# a full size hk usp vs beretta 92fs



## jason0007

is the hk of similar size to the beretta fs (full size)?
i have a 92fs but want to know how big the full size hk is....

thanks.


----------



## Flanker

*All the details found here*

http://www.hecklerkoch-usa.com/index.jsp?loc=101&SITEID=A&PartNumber=704504


----------



## -gunut-

They are very close. I just looked at my Full-size .45 and my 92 and it looks like the 92 is a little longer, they are about the same width, and the HK is about 1/4" taller.

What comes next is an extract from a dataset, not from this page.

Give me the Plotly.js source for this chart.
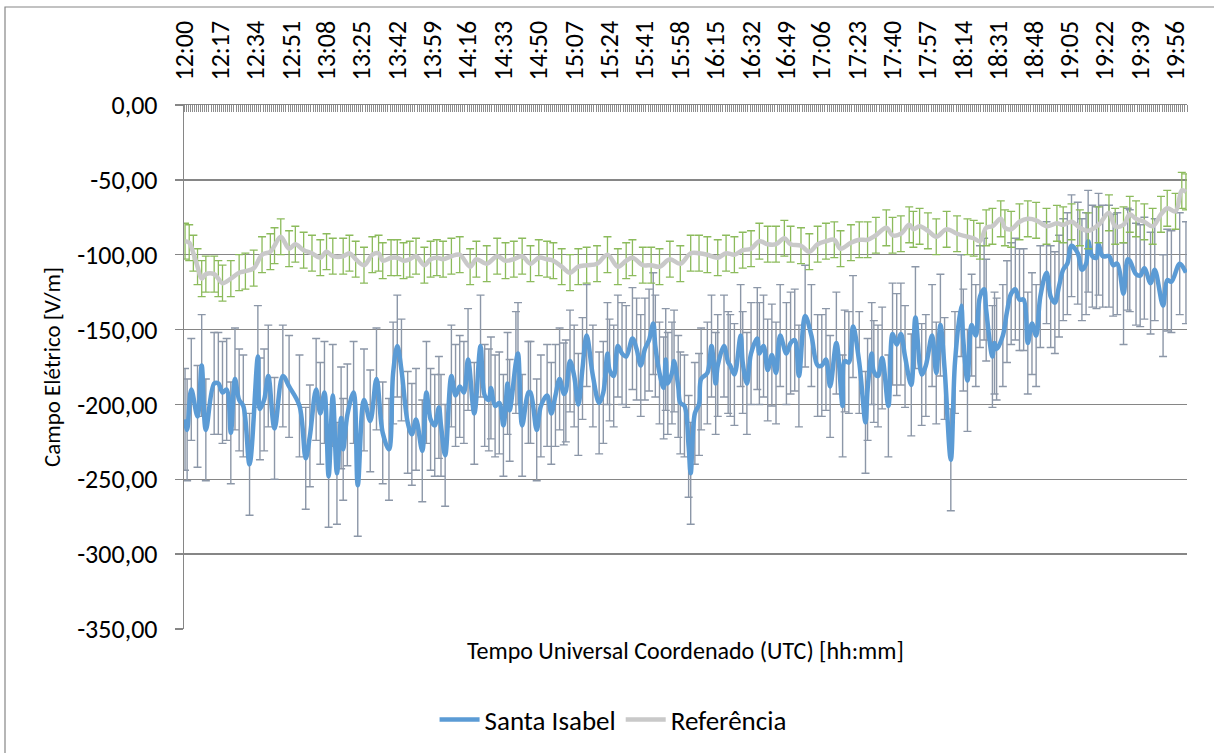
<!DOCTYPE html>
<html>
<head>
<meta charset="utf-8">
<script src="https://cdn.plot.ly/plotly-3.0.1.min.js"></script>
<style>
html, body { margin: 0; padding: 0; background: #ffffff; }
#chart { width: 1214px; height: 753px; }
</style>
</head>
<body>
<div id="chart"></div>
<script>
// ---- X axis tick labels (minutes after 12:00 and their clock labels) ----
const TICK_MIN = [0, 17, 34, 51, 68, 85, 102, 119, 136, 153, 170, 187, 204, 221, 238, 255, 272, 289, 306, 323, 340, 357, 374, 391, 408, 425, 442, 459, 476];
const TICK_LABELS = ['12:00', '12:17', '12:34', '12:51', '13:08', '13:25', '13:42', '13:59', '14:16', '14:33', '14:50', '15:07', '15:24', '15:41', '15:58', '16:15', '16:32', '16:49', '17:06', '17:23', '17:40', '17:57', '18:14', '18:31', '18:48', '19:05', '19:22', '19:39', '19:56'];

// ---- Y axis ticks ----
const Y_TICKS = [0, -50, -100, -150, -200, -250, -300, -350];
const Y_LABELS = ['0,00', '-50,00', '-100,00', '-150,00', '-200,00', '-250,00', '-300,00', '-350,00'];

// ---- Santa Isabel (minutes after 12:00, V/m) ----
const SI_MIN = [
  0, 1, 3, 6, 8, 10, 14, 16, 18, 20,
  22, 24, 26, 28, 31, 35, 36, 38, 40, 43,
  47, 50, 55, 58, 60, 63, 65, 67, 69, 71,
  73, 75, 76, 78, 81, 83, 86, 89, 92, 95,
  98, 100, 102, 104, 107, 109, 111, 114, 116, 118,
  120, 122, 123, 125, 128, 130, 132, 134, 136, 139,
  142, 144, 146, 147, 149, 151, 153, 155, 156, 159,
  160, 162, 165, 166, 169, 171, 174, 176, 178, 180,
  182, 183, 185, 187, 189, 191, 193, 196, 199, 201,
  203, 204, 206, 208, 210, 212, 215, 217, 219, 221,
  223, 225, 226, 228, 230, 231, 232, 234, 235, 237,
  238, 240, 242, 243, 245, 247, 248, 251, 253, 255,
  256, 259, 261, 262, 264, 267, 268, 270, 272, 275,
  276, 278, 280, 282, 284, 286, 289, 291, 293, 295,
  298, 301, 304, 306, 308, 310, 313, 316, 317, 319,
  321, 324, 327, 328, 330, 331, 333, 335, 338, 340,
  342, 344, 346, 349, 351, 354, 356, 359, 361, 363,
  365, 368, 370, 373, 374, 376, 378, 380, 382, 384,
  385, 388, 389, 390, 393, 395, 397, 399, 401, 403,
  405, 407, 409, 411, 414, 416, 418, 420, 422, 424,
  426, 429, 431, 433, 434, 436, 438, 439, 441, 444,
  446, 448, 451, 453, 454, 457, 459, 461, 464, 466,
  470, 472, 474, 478, 481
];
const SI_VAL = [
  -210, -217, -190, -208, -174, -217, -186, -186, -192, -190,
  -219, -183, -197, -201, -240, -168, -203, -197, -181, -216,
  -181, -188, -201, -236, -221, -190, -206, -192, -248, -194,
  -246, -209, -230, -207, -192, -254, -197, -211, -183, -219,
  -230, -179, -161, -177, -212, -220, -210, -231, -192, -210,
  -214, -202, -214, -234, -181, -194, -188, -192, -170, -206,
  -161, -194, -197, -189, -201, -199, -214, -186, -204, -172,
  -166, -214, -192, -192, -217, -201, -194, -206, -194, -183,
  -193, -191, -171, -181, -200, -176, -154, -181, -199, -192,
  -166, -177, -181, -161, -166, -168, -156, -163, -174, -163,
  -157, -146, -161, -179, -189, -170, -186, -179, -171, -188,
  -199, -201, -228, -246, -206, -200, -183, -179, -161, -186,
  -174, -161, -172, -174, -180, -154, -172, -186, -166, -156,
  -166, -161, -177, -167, -179, -154, -166, -159, -157, -181,
  -141, -154, -174, -174, -170, -188, -159, -201, -171, -172,
  -148, -172, -212, -190, -166, -178, -181, -169, -201, -153,
  -160, -153, -168, -187, -142, -180, -174, -154, -179, -147,
  -176, -237, -172, -134, -157, -184, -147, -154, -128, -123,
  -137, -168, -159, -163, -154, -138, -126, -123, -130, -130,
  -159, -146, -154, -128, -112, -128, -132, -121, -110, -106,
  -94, -99, -110, -106, -91, -101, -102, -93, -101, -101,
  -107, -106, -126, -103, -104, -113, -114, -109, -119, -110,
  -134, -117, -118, -106, -112
];
const SI_ERR = 34;

// ---- Referência (minutes after 12:00, V/m) ----
const REF_MIN = [
  0, 2, 4, 6, 8, 10, 14, 16, 18, 22,
  26, 29, 33, 37, 41, 43, 46, 50, 53, 57,
  61, 65, 68, 71, 76, 79, 82, 86, 90, 93,
  95, 99, 102, 105, 108, 111, 115, 118, 121, 124,
  128, 132, 137, 140, 145, 150, 154, 158, 162, 166,
  170, 174, 177, 181, 185, 189, 193, 198, 203, 208,
  212, 215, 220, 224, 228, 233, 238, 243, 247, 251,
  256, 260, 264, 268, 272, 276, 280, 284, 288, 291,
  296, 300, 304, 308, 312, 315, 320, 324, 328, 332,
  337, 340, 344, 348, 350, 353, 357, 361, 366, 371,
  376, 379, 382, 385, 388, 392, 394, 397, 401, 405,
  409, 414, 419, 422, 426, 430, 434, 439, 444, 447,
  451, 454, 457, 461, 465, 469, 472, 476, 479, 481
];
const REF_VAL = [
  -91, -92, -99, -108, -116, -113, -113, -116, -119, -116,
  -112, -111, -109, -100, -98, -94, -88, -96, -93, -97,
  -99, -102, -98, -101, -101, -99, -103, -107, -100, -99,
  -104, -102, -102, -104, -103, -101, -107, -103, -102, -103,
  -101, -100, -108, -103, -106, -101, -104, -103, -101, -106,
  -102, -103, -104, -108, -112, -108, -107, -106, -100, -108,
  -104, -102, -107, -107, -108, -103, -106, -99, -99, -100,
  -102, -99, -100, -97, -96, -91, -93, -93, -89, -93,
  -94, -98, -93, -91, -90, -96, -92, -90, -90, -87,
  -82, -87, -86, -80, -83, -81, -84, -88, -83, -86,
  -88, -89, -91, -82, -81, -76, -82, -83, -78, -76,
  -77, -81, -79, -80, -78, -82, -84, -80, -72, -81,
  -80, -73, -76, -78, -81, -73, -69, -71, -57, -58
];
const REF_ERR = 12;

const SERIES_NAMES = ['Santa Isabel', 'Referência'];

// ---- styling ----
const FONT = 'Carlito, Calibri, Lato, sans-serif';
const AX = '#868686';

const traces = [
  {
    x: SI_MIN, y: SI_VAL, type: 'scatter', mode: 'markers',
    marker: { size: 2, opacity: 0 },
    error_y: { type: 'constant', value: SI_ERR, color: '#8C97A8', thickness: 1.4, width: 4 },
    showlegend: false, hoverinfo: 'skip'
  },
  {
    x: SI_MIN, y: SI_VAL, type: 'scatter', mode: 'lines', name: SERIES_NAMES[0],
    line: { color: '#5B9BD5', width: 4.5, shape: 'spline', smoothing: 1 }
  },
  {
    x: REF_MIN, y: REF_VAL, type: 'scatter', mode: 'markers',
    marker: { size: 2, opacity: 0 },
    error_y: { type: 'constant', value: REF_ERR, color: '#8CBB5C', thickness: 1.3, width: 4 },
    showlegend: false, hoverinfo: 'skip'
  },
  {
    x: REF_MIN, y: REF_VAL, type: 'scatter', mode: 'lines', name: SERIES_NAMES[1],
    line: { color: '#C9C9C9', width: 4.5, shape: 'spline', smoothing: 1 }
  }
];

const L = 184, R = 1187, T = 105, B = 629;
const px2paperX = function (p) { return (p - L) / (R - L); };
const px2paperY = function (p) { return (B - p) / (B - T); };

const layout = {
  width: 1214, height: 753,
  margin: { l: L, r: 1214 - R, t: T, b: 753 - B, pad: 0 },
  paper_bgcolor: '#ffffff', plot_bgcolor: '#ffffff',
  font: { family: FONT, size: 24, color: '#000000' },
  showlegend: true,
  legend: {
    orientation: 'h', xref: 'container', yref: 'container',
    x: 0.505, xanchor: 'center', y: 1 - 720 / 753, yanchor: 'middle',
    font: { size: 27, family: FONT }, traceorder: 'normal', itemwidth: 40,
    bgcolor: 'rgba(0,0,0,0)'
  },
  xaxis: {
    side: 'top', range: [-0.5, 481.5],
    tickmode: 'array', tickvals: TICK_MIN, ticktext: TICK_LABELS,
    tickangle: -90, ticks: '', showgrid: false, zeroline: false,
    showline: true, linecolor: AX, linewidth: 1.3,
    ticklabelstandoff: 18,
    tickfont: { size: 26, family: FONT },
    minor: { tickmode: 'linear', tick0: -0.5, dtick: 1, ticks: 'inside', ticklen: 7, tickcolor: '#8c8c8c', tickwidth: 1, showgrid: false }
  },
  yaxis: {
    range: [-350, 0],
    tickmode: 'array', tickvals: Y_TICKS, ticktext: Y_LABELS,
    ticks: 'outside', ticklen: 8, tickcolor: AX, tickwidth: 1.3,
    showline: true, linecolor: AX, linewidth: 1.3,
    showgrid: true, gridcolor: AX, gridwidth: 1.3, zeroline: false,
    ticklabelstandoff: 12,
    tickfont: { size: 26, family: FONT },
    title: { text: 'Campo Elétrico [V/m]', font: { size: 23, family: FONT }, standoff: 10 }
  },
  annotations: [{
    text: 'Tempo Universal Coordenado (UTC) [hh:mm]',
    xref: 'paper', yref: 'paper', x: 0.5, y: px2paperY(650), yanchor: 'middle', xanchor: 'center',
    showarrow: false, font: { size: 24, family: FONT, color: '#000000' }
  }],
  shapes: [{
    type: 'rect', xref: 'paper', yref: 'paper',
    x0: px2paperX(5), x1: px2paperX(1230), y0: px2paperY(770), y1: px2paperY(7),
    line: { color: AX, width: 1.2 }, fillcolor: 'rgba(0,0,0,0)', layer: 'below'
  }]
};

Plotly.newPlot('chart', traces, layout, { displayModeBar: false, staticPlot: true });
</script>
</body>
</html>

Remember that this is a .45 compared to 9mm.


----------



## jason0007

thanks fellas.....
my 92fs is a little big for my hands but not by much..but when i went to the range for the very first time, i shot the 92fs better than my later pistols..


----------



## -gunut-

If you have a gun shop nearby you should just stop by and give em' a feel.


----------



## USP Jock

jason0007 said:


> thanks fellas.....
> my 92fs is a little big for my hands but not by much..but when i went to the range for the very first time, i shot the 92fs better than my later pistols..


I too found the 92FS a little big for my hands.
No problems with the grip on my USP 9mm, even with a slip on grip.

Ifyou like Berretas, have you thought about a cougar?
My buddy had one, fantastic little gun!


----------